Dos 121 imóveis desapropriados, segundo a Procuradoria Geral do Estado (PGE), 55 foram quitados diretamente com os proprietários, uma vez que houve consenso com relação aos valores oferecidos. “Dos 66 casos em que houve discordância – e foram parar na Justiça –, 90% estão resolvidos e os valores foram depositados”, explica, por meio de nota, a entidade.
Ainda de acordo com a PGE, o valor estipulado pelo Estado é depositado em juízo, cabendo ao proprietário do imóvel apresentar a documentação que o habilite a receber o valor. “A PGE-PE mantém o Núcleo de Desapropriações vinculado à Procuradoria do Contencioso. Esse núcleo acompanha os processos de desapropriação iniciados pela hoje extinta Secretaria Executiva de Desapropriações (Sedes)”, diz, em nota, a Procuradoria.
Segundo a Secretaria das Cidades, “estão em tramitação as licitações para os projetos complementares que finalizam o Ramal da Copa, que incluem infraestrutura, iluminação e sinalização”, mas não há especificação sobre que projetos seriam.
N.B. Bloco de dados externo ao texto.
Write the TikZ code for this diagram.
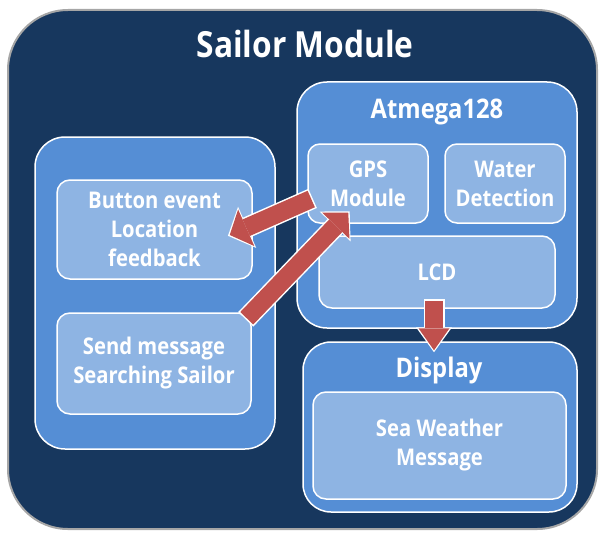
\documentclass[tikz,border=0pt]{standalone}
\usepackage{fontspec}
\setmainfont{Open Sans}[FakeStretch=0.88]
\usetikzlibrary{arrows.meta,calc}
\definecolor{navy}{HTML}{17375E}
\definecolor{panelblue}{HTML}{558ED5}
\definecolor{boxblue}{HTML}{8EB4E3}
\definecolor{flowred}{HTML}{C0504D}
\definecolor{rimgray}{HTML}{A6A6A6}

\begin{document}
\begin{tikzpicture}[x=1pt, y=-1pt,
	panel/.style={draw=white, line width=1.5pt, fill=panelblue, rounded corners=30pt, inner sep=0pt},
	box/.style={draw=white, line width=1.5pt, fill=boxblue, rounded corners=13pt, inner sep=0pt, text=white, align=center, font=\fontsize{23}{29}\selectfont\bfseries},
	heading/.style={text=white, anchor=base, inner sep=0pt, font=\fontsize{27}{32}\selectfont\bfseries},
	flow/.style 2 args={draw=flowred, line width=18pt, -{Triangle[line width=0pt, length=#1, width=#2]},
	  preaction={draw=white, line width=21pt, shorten >=-2pt, shorten <=-1.5pt, -{Triangle[line width=0pt, length=#1+3pt, width=#2+5pt]}}}]
	\useasboundingbox (0,0) rectangle (601,532);
	\node[draw=rimgray, line width=2pt, fill=navy, rounded corners=60pt, minimum width=589pt, minimum height=519pt] (module) at (302.5,269.5) {};
	\node[heading, font=\fontsize{36}{40}\selectfont\bfseries] (moduletitle) at (305,58) {Sailor Module};

	\node[panel, minimum width=240pt, minimum height=312pt] (sailor) at (155,293) {};
	\node[box, minimum width=195pt, minimum height=99pt] (button) at (154.5,229.5) {Button event\\Location\\feedback};
	\node[box, minimum width=194pt, minimum height=101pt] (send) at (154,363.5) {Send message\\Searching Sailor};

	\node[panel, minimum width=280pt, minimum height=246pt] (atmega) at (437,205) {};
	\node[heading] (atmegatitle) at (437,118) {Atmega128};
	\node[box, rounded corners=12pt, minimum width=120pt, minimum height=79pt] (gps) at (368,183.5) {GPS\\Module};
	\node[box, rounded corners=12pt, minimum width=120pt, minimum height=79pt] (water) at (505,183.5) {Water\\Detection};
	\node[box, minimum width=236pt, minimum height=72pt] (lcd) at (437,272) {LCD};

	\node[panel, rounded corners=28pt, minimum width=274pt, minimum height=170pt] (display) at (440,427) {};
	\node[heading] (displaytitle) at (439,377) {Display};
	\node[box, minimum width=253pt, minimum height=107pt] (weather) at (439.5,445.5) {Sea Weather\\Message};

	\draw[flow={18pt}{40pt}] ($(gps.west)+(4,15.5)$) -- ($(button.east)+(-23,5.5)$);
	\draw[flow={18pt}{38pt}] ($(send.north east)+(-5,6)$) -- ($(gps.south west)+(41,-11)$);
	\draw[flow={22pt}{31pt}] ($(lcd.south)+(-3,-8)$) -- ($(display.north)+(-6,9)$);
\end{tikzpicture}
\end{document}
Ainda de acordo com a secretaria, “com o abandono das obras do equipamento pelo consórcio construtor contratado e a necessidade da realização do levantamento dos remanescentes, a finalização do Ramal da Copa foi retomada, após licitação, em 2017 com serviço estrutural no Viaduto V2. Essa etapa foi finalizada em outubro de 2018 e teve investimento de R$ 4,7 milhões”.